The ghost of DevOps past
I was looking through the list of workers connected to our system one day when I noticed something a little troubling: an IP address that I didn’t recognize. We have an elastic infrastructure here, so it wasn’t too weird, but based on the number of workers connected and running on that box, it still didn’t feel right. Was someone listening in on us?
Dealing with Cloud elasticity
This is a pretty common problem for public cloud users. The elasticity of the public cloud allows you to have just the right number of servers for the load your app is taking— you don’t have to over-buy servers to anticipate more users. However, this ever-changing environment often presents difficulties for Ops teams. Often used to used to controlling the infrastructure, these teams have a hard time adjusting.
Our infrastructure at Cloudability is pretty elastic, too. In fact, applications can control themselves! Developers and apps can control their own scaling patterns, which lets us take full advantage of the Cloud.
So how do we deal with scenarios such as the aforementioned rogue IP, given that our environment is always changing?
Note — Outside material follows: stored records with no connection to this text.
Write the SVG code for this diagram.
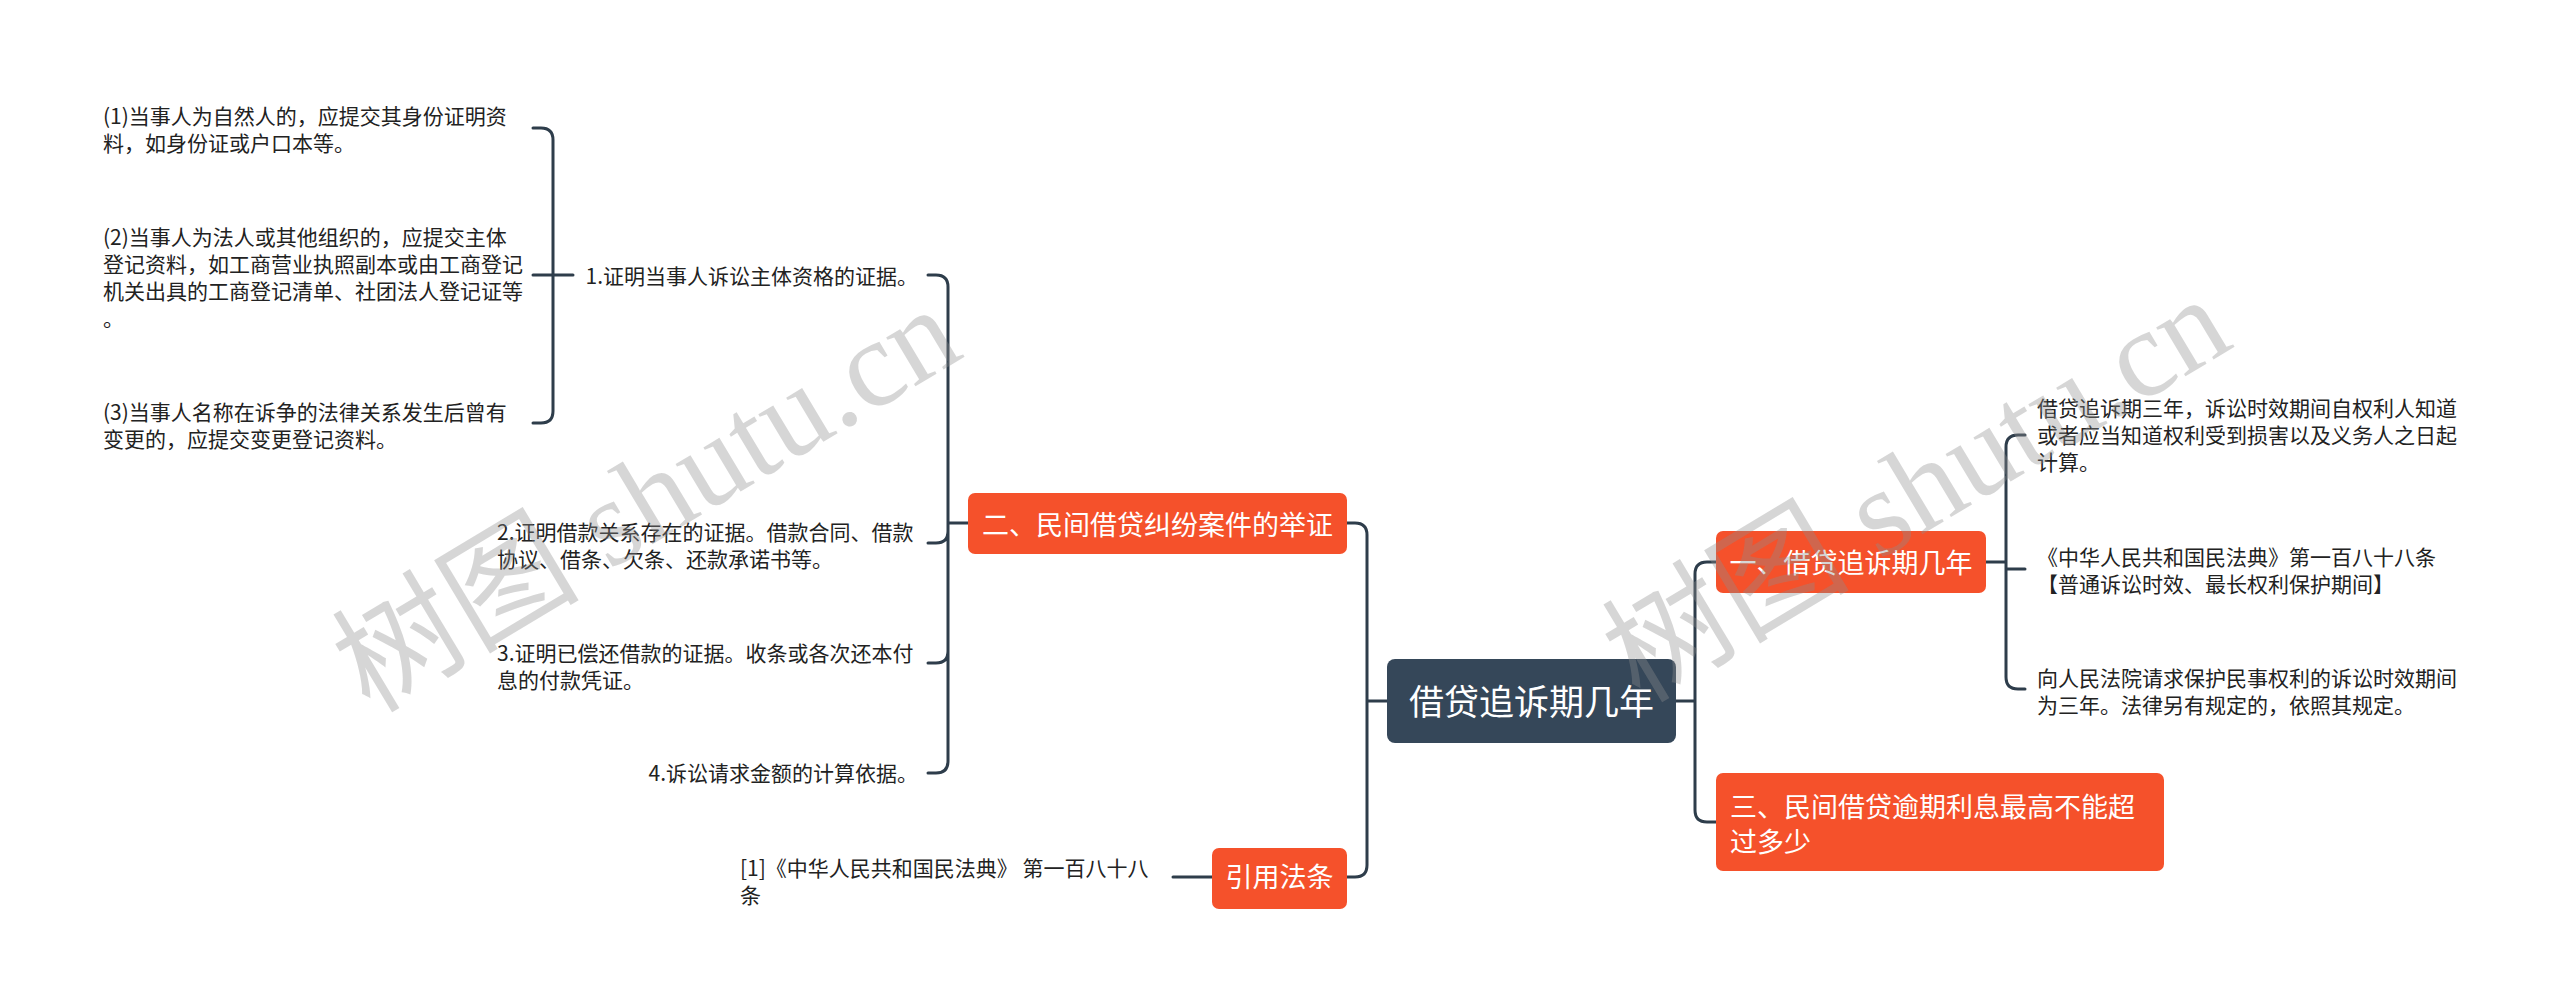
<svg xmlns="http://www.w3.org/2000/svg" width="2560" height="1007" viewBox="0 0 2560 1007">
<style>
.t{font-family:"Noto Sans CJK SC","Liberation Sans",sans-serif;font-size:21px;fill:#222}
.n{font-family:"Noto Sans CJK SC","Liberation Sans",sans-serif;font-size:27px;fill:#fff}
.r{font-family:"Noto Sans CJK SC","Liberation Sans",sans-serif;font-size:35px;fill:#fff}
.o{fill:#f5512b}
.c{fill:none;stroke:#2e3d4b;stroke-width:3;stroke-linecap:round}
.w{font-family:"Liberation Serif","Noto Sans CJK SC",serif;font-size:124px;fill:#8c8c8c;fill-opacity:0.36}
</style>
<rect width="2560" height="1007" fill="#fff"/>
<g id="connectors">
<path class="c" d="M1347,523 H1355 Q1367,523 1367,535 V865 Q1367,877 1355,877 H1347 M1367,701 H1388"/>
<path class="c" d="M968,523 H948 M928,275 H936 Q948,275 948,287 V761 Q948,773 936,773 H928 M928,543 H936 Q948,543 948,531 M928,663 H936 Q948,663 948,651"/>
<path class="c" d="M533,128 H541 Q553,128 553,140 V411 Q553,423 541,423 H533 M533,275 H573"/>
<path class="c" d="M1212,877 H1173"/>
<path class="c" d="M1676,701 H1695 M1716,562 H1707 Q1695,562 1695,574 V810 Q1695,822 1707,822 H1716"/>
<path class="c" d="M1986,562 H2006 M2025,435 H2018 Q2006,435 2006,447 V677 Q2006,689 2018,689 H2025 M2006,569 H2025"/>
</g>
<g id="root">
<rect x="1387" y="659" width="289" height="84" rx="8" fill="#354759"/>
<text class="r" x="1531.5" y="715" text-anchor="middle">借贷追诉期几年</text>
</g>
<g id="n2">
<rect class="o" x="968" y="493" width="379" height="61" rx="7"/>
<text class="n" x="1157.5" y="535" text-anchor="middle">二、民间借贷纠纷案件的举证</text>
</g>
<g id="n2-1">
<text class="t" x="918" y="284" text-anchor="end">1.证明当事人诉讼主体资格的证据。</text>
</g>
<g id="n2-1-1">
<text class="t" x="103" y="124">(1)当事人为自然人的，应提交其身份证明资</text>
<text class="t" x="103" y="151">料，如身份证或户口本等。</text>
</g>
<g id="n2-1-2">
<text class="t" x="103" y="245">(2)当事人为法人或其他组织的，应提交主体</text>
<text class="t" x="103" y="272">登记资料，如工商营业执照副本或由工商登记</text>
<text class="t" x="103" y="299">机关出具的工商登记清单、社团法人登记证等</text>
<text class="t" x="103" y="326">。</text>
</g>
<g id="n2-1-3">
<text class="t" x="103" y="420">(3)当事人名称在诉争的法律关系发生后曾有</text>
<text class="t" x="103" y="447">变更的，应提交变更登记资料。</text>
</g>
<g id="n2-2">
<text class="t" x="497" y="540">2.证明借款关系存在的证据。借款合同、借款</text>
<text class="t" x="497" y="567">协议、借条、欠条、还款承诺书等。</text>
</g>
<g id="n2-3">
<text class="t" x="497" y="661">3.证明已偿还借款的证据。收条或各次还本付</text>
<text class="t" x="497" y="688">息的付款凭证。</text>
</g>
<g id="n2-4">
<text class="t" x="918" y="781" text-anchor="end">4.诉讼请求金额的计算依据。</text>
</g>
<g id="cite">
<rect class="o" x="1212" y="848" width="135" height="61" rx="7"/>
<text class="n" x="1279.5" y="887" text-anchor="middle">引用法条</text>
</g>
<g id="cite-1">
<text class="t" x="740" y="876">[1]《中华人民共和国民法典》 第一百八十八</text>
<text class="t" x="740" y="903">条</text>
</g>
<g id="n1">
<rect class="o" x="1716" y="531" width="270" height="62" rx="7"/>
<text class="n" x="1851" y="573" text-anchor="middle">一、借贷追诉期几年</text>
</g>
<g id="n1-1">
<text class="t" x="2037" y="416">借贷追诉期三年，诉讼时效期间自权利人知道</text>
<text class="t" x="2037" y="443">或者应当知道权利受到损害以及义务人之日起</text>
<text class="t" x="2037" y="470">计算。</text>
</g>
<g id="n1-2">
<text class="t" x="2037" y="565">《中华人民共和国民法典》第一百八十八条</text>
<text class="t" x="2037" y="592">【普通诉讼时效、最长权利保护期间】</text>
</g>
<g id="n1-3">
<text class="t" x="2037" y="686">向人民法院请求保护民事权利的诉讼时效期间</text>
<text class="t" x="2037" y="713">为三年。法律另有规定的，依照其规定。</text>
</g>
<g id="n3">
<rect class="o" x="1716" y="773" width="448" height="98" rx="7"/>
<text class="n" x="1730" y="817">三、民间借贷逾期利息最高不能超</text>
<text class="n" x="1730" y="852">过多少</text>
</g>
<g id="watermark">
<text class="w" x="668" y="535" text-anchor="middle" transform="rotate(-31 668 535)">树图 shutu.cn</text>
<text class="w" x="1938" y="525" text-anchor="middle" transform="rotate(-31 1938 525)">树图 shutu.cn</text>
</g>
</svg>
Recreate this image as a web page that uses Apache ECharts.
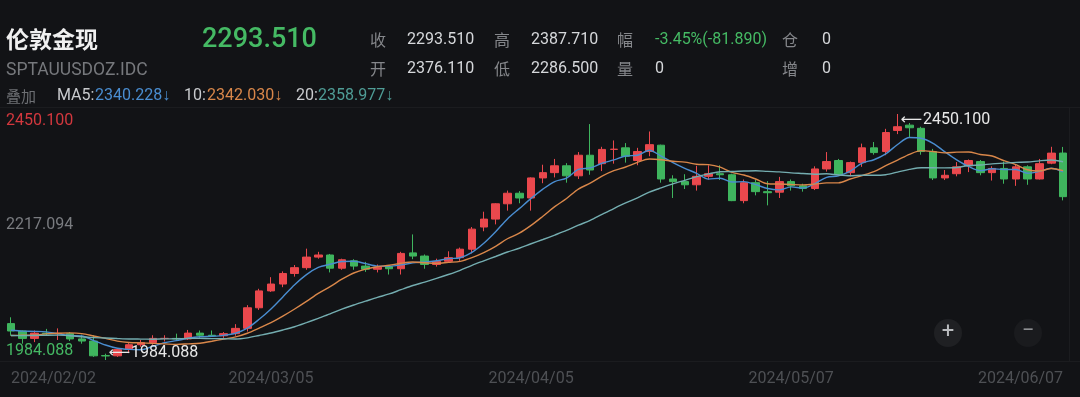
<!DOCTYPE html>
<html><head><meta charset="utf-8">
<script src="https://cdn.jsdelivr.net/npm/echarts@6/dist/echarts.min.js"></script>
<style>html,body{margin:0;padding:0;background:#121316;}#c{width:1080px;height:397px;}</style>
</head><body><div id="c"></div>
<script>
const dates = ['2024/02/02','2024/02/05','2024/02/06','2024/02/07','2024/02/08','2024/02/09','2024/02/12','2024/02/13','2024/02/14','2024/02/15','2024/02/16','2024/02/19','2024/02/20','2024/02/21','2024/02/22','2024/02/23','2024/02/26','2024/02/27','2024/02/28','2024/02/29',
'2024/03/01','2024/03/04','2024/03/05','2024/03/06','2024/03/07','2024/03/08','2024/03/11','2024/03/12','2024/03/13','2024/03/14','2024/03/15','2024/03/18','2024/03/19','2024/03/20','2024/03/21','2024/03/22','2024/03/25','2024/03/26','2024/03/27','2024/03/28',
'2024/04/01','2024/04/02','2024/04/03','2024/04/04','2024/04/05','2024/04/08','2024/04/09','2024/04/10','2024/04/11','2024/04/12','2024/04/15','2024/04/16','2024/04/17','2024/04/18','2024/04/19','2024/04/22','2024/04/23','2024/04/24','2024/04/25','2024/04/26','2024/04/29','2024/04/30',
'2024/05/01','2024/05/02','2024/05/03','2024/05/06','2024/05/07','2024/05/08','2024/05/09','2024/05/10','2024/05/13','2024/05/14','2024/05/15','2024/05/16','2024/05/17','2024/05/20','2024/05/21','2024/05/22','2024/05/23','2024/05/24','2024/05/27','2024/05/28','2024/05/29','2024/05/30','2024/05/31',
'2024/06/03','2024/06/04','2024/06/05','2024/06/06','2024/06/07'];

const openP = [2053,2039,2025,2035,2034,2034,2024,2020,1992.4,1992,2004,2013,2017,2025,2025,2024,2035,2031,2030,2034,
2044,2083,2115,2128,2148,2159,2179,2183,2158,2172,2162,2156,2161,2157,2187,2181,2165,2171,2178,2194,
2236,2251,2280,2300,2291,2329,2339,2352,2333,2372,2356,2383,2386,2362,2379,2391,2327,2322,2316,2332,2337,2335,
2286,2320,2303,2302,2322,2314,2309,2346,2362,2339,2358,2386,2379,2419,2429,2423,2379,2329,2337,2352,2360,2339,2347,
2327,2350,2327,2357,2376.11];

const closeP = [2039,2025,2035,2034,2034.5,2024,2020,1992,1991.8,2004,2013,2017,2025,2025,2024,2035,2031,2030,2034,2044,
2083,2115,2128,2148,2159,2179,2183,2158,2174,2162,2156,2160,2157,2186,2181,2165,2171,2178,2194,2232,
2251,2280,2300,2291,2329,2339,2352,2333,2372,2344,2383,2383.5,2370,2379,2392,2327,2322,2316,2332,2337,2335,2286,
2320,2303,2301,2322,2314,2309,2346,2360,2336,2358,2386,2377,2415,2426,2424,2379,2329,2334,2350,2362,2339,2347,2327,
2350,2327,2356,2376,2293.51];

const lowP = [2030,2015,2018,2030,2022,2020,2015,1990,1984.088,1990,1997,2009,2013,2019,2020,2022,2026,2028,2026,2030,
2038,2079,2113,2122,2142,2155,2176,2150,2155,2155,2151,2150,2146,2146,2175,2157,2161,2169,2172,2186,
2228,2241,2267,2281,2267,2319,2330,2320,2327,2335,2342,2356,2358,2353,2370,2320,2291,2308,2305,2326,2325,2285,
2281,2296,2277,2291,2305,2303,2306,2341,2334,2332,2350,2373,2372,2412,2406,2373,2325,2325,2332,2340,2334,2324,2318,
2314,2316,2326,2355,2286.5];

const highP = [2065,2040,2040,2043,2044,2037,2032,2031,1996,2005,2016,2022,2031,2031,2034,2041,2040,2040,2037,2052,
2088,2119,2141,2152,2164,2195,2189,2185,2176,2175,2170,2165,2163,2189,2222,2184,2176,2190,2197,2236,
2265,2281,2305,2304,2330,2354,2365,2357,2378,2431,2388,2400,2395,2386,2417,2392,2334,2336,2352,2353,2353,2337,
2326,2326,2323,2331,2326,2318,2351,2378,2365,2360,2394,2397,2422,2450.1,2433,2426,2384,2344,2359,2364,2363,2351,2360,
2354,2353,2365,2388,2387.71];

// closes of the 19 sessions before the first candle (used only to warm up the moving averages)
const priorCloses = [2028,2030,2025,2029,2049,2055,2028,2006,2023,2029,2022,2029,2014,2021,2018,2033,2037,2039,2054];

const xTickLabels = ['2024/02/02','2024/03/05','2024/04/05','2024/05/07','2024/06/07'];
const yTicks = [1984.088, 2217.094, 2450.1];
const yTickLabels = ['1984.088','2217.094','2450.100'];

const RED = '#ea484d', GREEN = '#3fb55e';
const C_MA5 = '#4a8dd0', C_MA10 = '#d9874a', C_MA20 = '#74adb0';

const allCloses = priorCloses.concat(closeP);
function ma(n){
  const out = [];
  for (let i = 0; i < closeP.length; i++){
    const end = i + priorCloses.length;
    let s = 0, k = 0;
    for (let j = end - n + 1; j <= end; j++){ if (j >= 0){ s += allCloses[j]; k++; } }
    out.push(+(s / k).toFixed(3));
  }
  return out;
}
const candles = dates.map((d,i)=>[openP[i], closeP[i], lowP[i], highP[i]]);

const NUM = 'Roboto, "Noto Sans", sans-serif';
const CJK = '"Noto Sans CJK SC", sans-serif';
function t(x, y, text, fill, size, family, weight, align){
  return {type:'text', x:x, y:y, silent:true, style:{text:text, fill:fill, font:(weight||'normal')+' '+size+'px '+family, verticalAlign:'middle', align:align||'left'}};
}

const graphics = [
  {type:'rect', shape:{x:0,y:107,width:1080,height:1}, style:{fill:'#1b1c1f'}, silent:true},
  {type:'rect', shape:{x:0,y:361,width:1080,height:1}, style:{fill:'#1b1c1f'}, silent:true},
  {type:'rect', shape:{x:1069,y:107,width:1,height:255}, style:{fill:'#1b1c1f'}, silent:true},
  t(6, 39, '伦敦金现', '#f0f0f0', 23, CJK, 'bold'),
  t(202, 40, '2293.510', '#45ba64', 27, NUM, '500'),
  t(6, 71, 'SPTAUUSDOZ.IDC', '#76787c', 17.5, NUM),
  t(370, 40, '收', '#85878b', 16, CJK), t(407, 40, '2293.510', '#d6d8db', 16, NUM),
  t(494, 40, '高', '#85878b', 16, CJK), t(531, 40, '2387.710', '#d6d8db', 16, NUM),
  t(617, 40, '幅', '#85878b', 16, CJK), t(655, 40, '-3.45%(-81.890)', '#45ba64', 16, NUM),
  t(782, 40, '仓', '#85878b', 16, CJK), t(822, 40, '0', '#d6d8db', 16, NUM),
  t(370, 69, '开', '#85878b', 16, CJK), t(407, 69, '2376.110', '#d6d8db', 16, NUM),
  t(494, 69, '低', '#85878b', 16, CJK), t(531, 69, '2286.500', '#d6d8db', 16, NUM),
  t(617, 69, '量', '#85878b', 16, CJK), t(655, 69, '0', '#d6d8db', 16, NUM),
  t(782, 69, '增', '#85878b', 16, CJK), t(822, 69, '0', '#d6d8db', 16, NUM),
  t(6, 96, '叠加', '#6e7074', 15, CJK),
  t(57, 96, 'MA5:', '#c9cbce', 16, NUM), t(95, 96, '2340.228↓', C_MA5, 16, NUM),
  t(184, 96, '10:', '#c9cbce', 16, NUM), t(207, 96, '2342.030↓', C_MA10, 16, NUM),
  t(296, 96, '20:', '#c9cbce', 16, NUM), t(318, 96, '2358.977↓', '#4f9d96', 16, NUM),
  {type:'circle', shape:{cx:948, cy:333, r:14}, style:{fill:'#1f2023'}, silent:true},
  {type:'circle', shape:{cx:1028, cy:333, r:14}, style:{fill:'#1a1b1e'}, silent:true},
  t(948, 332, '+', '#b9bbbe', 22, NUM, 'normal', 'center'),
  t(1028, 331, '−', '#8d8f92', 22, NUM, 'normal', 'center')
];

const chart = echarts.init(document.getElementById('c'), null, {renderer:'canvas'});
chart.setOption({
  backgroundColor:'#121316',
  animation:false,
  grid:{left:5, right:11, top:114, bottom:37},
  xAxis:{
    type:'category', data:dates, boundaryGap:true,
    axisLine:{show:false}, axisTick:{show:false}, splitLine:{show:false},
    axisLabel:{
      interval:function(i, v){ return xTickLabels.indexOf(v) >= 0; },
      color:'#4e5054', fontSize:16, fontFamily:'Roboto', margin:11,
      alignMinLabel:'left', alignMaxLabel:'right'
    }
  },
  yAxis:{
    type:'value', min:yTicks[0], max:yTicks[2], scale:true,
    axisLine:{show:false}, axisTick:{show:false}, splitLine:{show:false},
    axisLabel:{
      inside:true, margin:1, customValues:yTicks, showMinLabel:true, showMaxLabel:true,
      verticalAlign:'middle', align:'left',
      formatter:function(v){
        let k = 0, best = 1e9;
        yTicks.forEach((tv, i)=>{ const d = Math.abs(tv - v); if (d < best){ best = d; k = i; } });
        return ['{b|','{m|','{t|'][k] + yTickLabels[k] + '}';
      },
      rich:{
        t:{color:'#d3383e', fontSize:16, fontFamily:'Roboto', padding:[14,0,0,0]},
        m:{color:'#7a7c80', fontSize:16, fontFamily:'Roboto', padding:[0,0,24,0]},
        b:{color:'#45ba64', fontSize:16, fontFamily:'Roboto', padding:[0,0,18,0]}
      }
    }
  },
  graphic:graphics,
  series:[
    {
      type:'candlestick', data:candles, barWidth:8,
      itemStyle:{color:RED, color0:GREEN, borderColor:RED, borderColor0:GREEN, borderWidth:1},
      markPoint:{
        symbol:'circle', symbolSize:0, animation:false,
        label:{show:true, position:'right', distance:3, color:'#e8e8e8', fontSize:16, fontFamily:'Roboto',
          formatter:function(p){ return '{a|⟵}{v|' + Number(p.value).toFixed(3) + '}'; },
          rich:{
            a:{fontSize:15, fontFamily:'"DejaVu Sans"', color:'#e8e8e8', padding:[0,1,0,0]},
            v:{fontSize:16, fontFamily:'Roboto', color:'#e8e8e8'}
          }},
        data:[
          {type:'max', valueDim:'highest', label:{offset:[0,6]}},
          {type:'min', valueDim:'lowest', label:{offset:[0,-7]}}
        ]
      }
    },
    {type:'line', data:ma(5), showSymbol:false, symbol:'none', smooth:0.3, lineStyle:{color:C_MA5, width:1.4}, z:3},
    {type:'line', data:ma(10), showSymbol:false, symbol:'none', smooth:0.3, lineStyle:{color:C_MA10, width:1.4}, z:3},
    {type:'line', data:ma(20), showSymbol:false, symbol:'none', smooth:0.3, lineStyle:{color:C_MA20, width:1.4}, z:3}
  ]
});
</script></body></html>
It so happens that we have a DevOps tool that I don’t hear a lot of other people talking about: infrastructure logging, which is inspired by application logging. Every state change of our infrastructure is logged in a database that we can reference later. At Cloudability all of this happens automatically and behind the scenes.
Why would we want this? It allows for an audit trail for user actions, functions as an early warning system, and provides a post-mortem. As a result, dealing with this rogue IP scenario actually turned out to be a breeze; identifying the source of the IP simply came down to a SQL query.
So how would you go about building a tool that does this?
Accessing your statistics
To introduce this to your infrastructure, you’ll primarily need two things. First, you need to know how many instances are started or running at any given time. Then, you need to know specific statistics: CPU utilization, IO stats, etc.
The DescribeInstances API endpoint in AWS under EC2 gives you this instance data you need. The CLI is a good way to test this stuff out.
This example just pulls out the instance IDs from the DescribeInstances result set; this gives you a list of all instances you need.
CloudWatch is a system that collects statistics about stuff in Amazon. If you use RDS or ElasticCache, you can find all kinds of stuff in there. GetMetricStatistics is the API endpoint; it retains data for up to two weeks. To access this data, simply give it an instance ID and a metric type, then supply start_at and end_at, and a number of seconds between samples. Usually, data is collected every three minutes.
Now you’re getting instances, and statistics for those instances, every hour. Time to put it in a database!
Storing and using your data
So, the “algorithm” is basically to update your list every hour, and to get each statistic for each instance. There are 8 statistic types per instance, so if you have 10 instances, you’ll need 80 metric calls.
Now that you have the data, what can you do with it?
First, capacity planning. Capacity planning is basically an exercise in looking at what your infrastructure has looked like, and projecting what it will look like in the future. To do that, not only do you have to know what your infrastructure looked like, but you need to know how it performed. You can do this by taking your metric data and comparing it to the metric data of your app.
Next, there’s budgeting and projections. Budgeting very similar to capacity planning, but with a slightly different twist. If you’re an AWS user, you have heard of Reserved Instances, which are one of the key focuses of budgeting for cloud costs. This can be really, really hard without the right information; each RI type, depending on size, AZ, etc, has a different break-even point, and in order to determine which one is most appropriate to your usage, you need to count how many instances you’re running at any given hour.
Finally, this data can help with auditing. Auditing and Root Cause Analysis are a lot more detailed, but knowing specifically how your infrastructure behaved at certain points in time can be immensely helpful in these processes. We use Papertrail to do this, but you can correlate your usage data with whatever is in your system of choice.
As you can see, creating a historical record of your infrastructure can be immensely helpful when it comes to dealing with the elasticity of the Cloud. Don’t miss out on the data that can save you valuable time on planning, budgeting, problem-solving and more; keep that data logged!